Już na chwile obecną połowę wydatków z naszych portfeli stanowią zobowiązania wobec banków i instytucji finansowych. Wartość kredytów hipotecznych osiągnie w tym roku kwotę ok. 40 mld zł (prognoza ZBP), a zdaniem Instytutu Badań nad Gospodarką Rynkową wartość zadłużenia z tytułu kredytów konsumpcyjnych może przekroczyć w 2012 r. 170 mld zł, o 40 proc. więcej niż obecnie. Dodatkowe pieniądze z banków przeznaczamy na bardzo różne cele, a głównym motywem decyzji pożyczkobiorcy jest tani kredyt i szybko dostępne środki pieniężne. Jest to zdecydowanie lepsza metoda na zakup dóbr konsumpcyjnych, niż realizowanie marzeń dopiero po kilku, kilkunastu latach oszczędzania, jak to miało miejsce w przypadku naszych dziadków.
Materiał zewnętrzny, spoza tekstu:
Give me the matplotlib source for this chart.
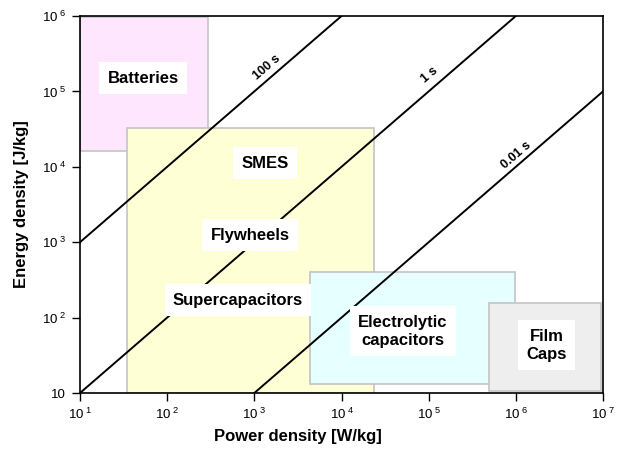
import numpy as np
import matplotlib
matplotlib.use('Agg')
import matplotlib.pyplot as plt
from matplotlib.patches import Rectangle

plt.rcParams['font.family'] = ['Liberation Sans', 'DejaVu Sans']
plt.rcParams['mathtext.fontset'] = 'custom'
plt.rcParams['mathtext.rm'] = 'Liberation Sans'

# technology regions: x0, x1, y0, y1 and colour
reg_x0 = [10, 35, 4.4e3, 4.9e5]
reg_x1 = [295, 2.35e4, 9.8e5, 9.6e6]
reg_y0 = [1.6e4, 10, 13, 10.7]
reg_y1 = [9.6e5, 3.3e4, 400, 155]
reg_colors = ['#ffe6ff', '#ffffd6', '#e6ffff', '#eeeeee']

# labels inside the regions
labels = ['Batteries', 'SMES', 'Flywheels', 'Supercapacitors',
          'Electrolytic\ncapacitors', 'Film\nCaps']
label_x = [53, 1325, 890, 650, 5.06e4, 2.27e6]
label_y = [1.5e5, 1.12e4, 1245, 171, 66, 43]

# time constant lines E = P * t
t_const = [100, 1, 0.01]
t_labels = ['100 s', '1 s', '0.01 s']
t_label_p = [1650, 1.26e5, 1.18e6]
t_label_off = [7.0, 8.2, 6.0]

xticks = [1e1, 1e2, 1e3, 1e4, 1e5, 1e6, 1e7]
xtick_labels = [r'$\mathregular{10\,^{%d}}$' % i for i in range(1, 8)]
yticks = [1e1, 1e2, 1e3, 1e4, 1e5, 1e6]
ytick_labels = ['10'] + [r'$\mathregular{10\,^{%d}}$' % i for i in range(2, 7)]

fig = plt.figure(figsize=(6.22, 4.5), dpi=100)
ax = fig.add_axes([80/622, 1 - 393/450, 523/622, 377/450])
ax.set_xscale('log')
ax.set_yscale('log')
ax.set_xlim(1e1, 1e7)
ax.set_ylim(1e1, 1e6)

for x0, x1, y0, y1, c in zip(reg_x0, reg_x1, reg_y0, reg_y1, reg_colors):
    ax.add_patch(Rectangle((x0, y0), x1 - x0, y1 - y0, facecolor=c,
                           edgecolor='#c4c4c4', linewidth=1.2, zorder=1))

ang = 40.8
p = np.array([1e1, 1e7])
for t, lab, lp, off in zip(t_const, t_labels, t_label_p, t_label_off):
    ax.plot(p, p * t, color='black', linewidth=1.4, zorder=2)
    dx = -off * np.sin(np.radians(ang))
    dy = off * np.cos(np.radians(ang))
    ax.annotate(lab, xy=(lp, lp * t), xytext=(dx, dy), textcoords='offset points',
                rotation=ang, rotation_mode='anchor', ha='center', va='center',
                fontsize=9, fontweight='bold', zorder=4)

for lab, x, y in zip(labels, label_x, label_y):
    ax.text(x, y, lab, ha='center', va='center', fontsize=12, fontweight='bold',
            linespacing=1.25, zorder=3,
            bbox=dict(facecolor='white', edgecolor='none', pad=6))

ax.set_xticks(xticks)
ax.set_xticklabels(xtick_labels)
ax.set_yticks(yticks)
ax.set_yticklabels(ytick_labels)
ax.minorticks_off()
ax.tick_params(direction='out', length=6, width=1, labelsize=9.5, pad=4)
for s in ax.spines.values():
    s.set_linewidth(1.2)

ax.set_xlabel('Power density [W/kg]', fontsize=12, fontweight='bold')
ax.xaxis.set_label_coords((298 - 80) / 523, -0.095)
ax.set_ylabel('Energy density [J/kg]', fontsize=12, fontweight='bold')
ax.yaxis.set_label_coords(-0.097, 0.5)

fig.savefig('out.png', dpi=100)
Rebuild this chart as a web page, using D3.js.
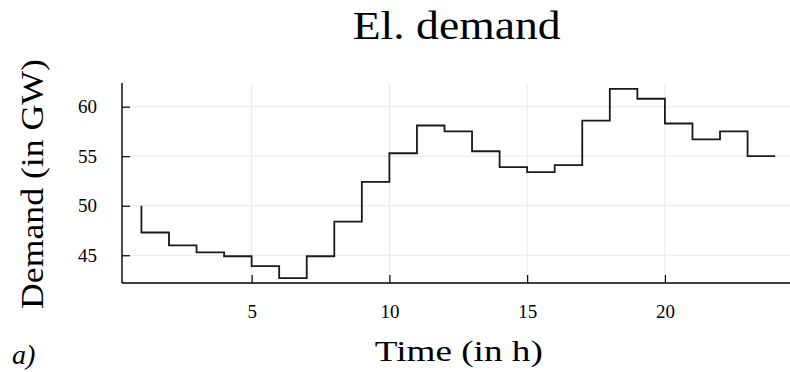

Mimo tak dużego zadłużenia naszego społeczeństwa, Polska tak naprawdę dopiero raczkuje, jeśli chodzi o wyniki sprzedaży kredytów. Obywatele krajów Europy Zachodniej mają w tej materii o wiele większe doświadczenie. Nasz udział w europejskim rynku sprzedaży kredytów w porównaniu z Włochami, Hiszpanią, Francją czy Wielką Brytanią jest mikroskopijny. Z roku na rok dystans ten jednak maleje, a jeżeli światowy kryzys ominie jednak Polskę, jest wielce prawdopodobne, że nasi rodacy bedą powiekszać w szybkim tempie swoje zadłużenie. Na uwagę przyszłych kredytobiorców zasługuje fakt, że kredyty znów są tańsze. Według analityków finansowych w drugiej połowie roku ma sie również poprawić sytuacja na rynku mieszkaniowym.
Również obecna sytuacja w naszym kraju, biorąc pod uwagę strukturę zadłużenia, jest stabilna i nie rodzi obaw. Niewielki odsetek złych kredytów to dobra wiadomość dla banków, których strategie działania opierają się na tych wynikach. To prowadzi do prawidłowych metod oceny własnego ryzyka związanego ze wzbogacaniem oferty kredytowej i poszerzaniem grona kredytobiorców.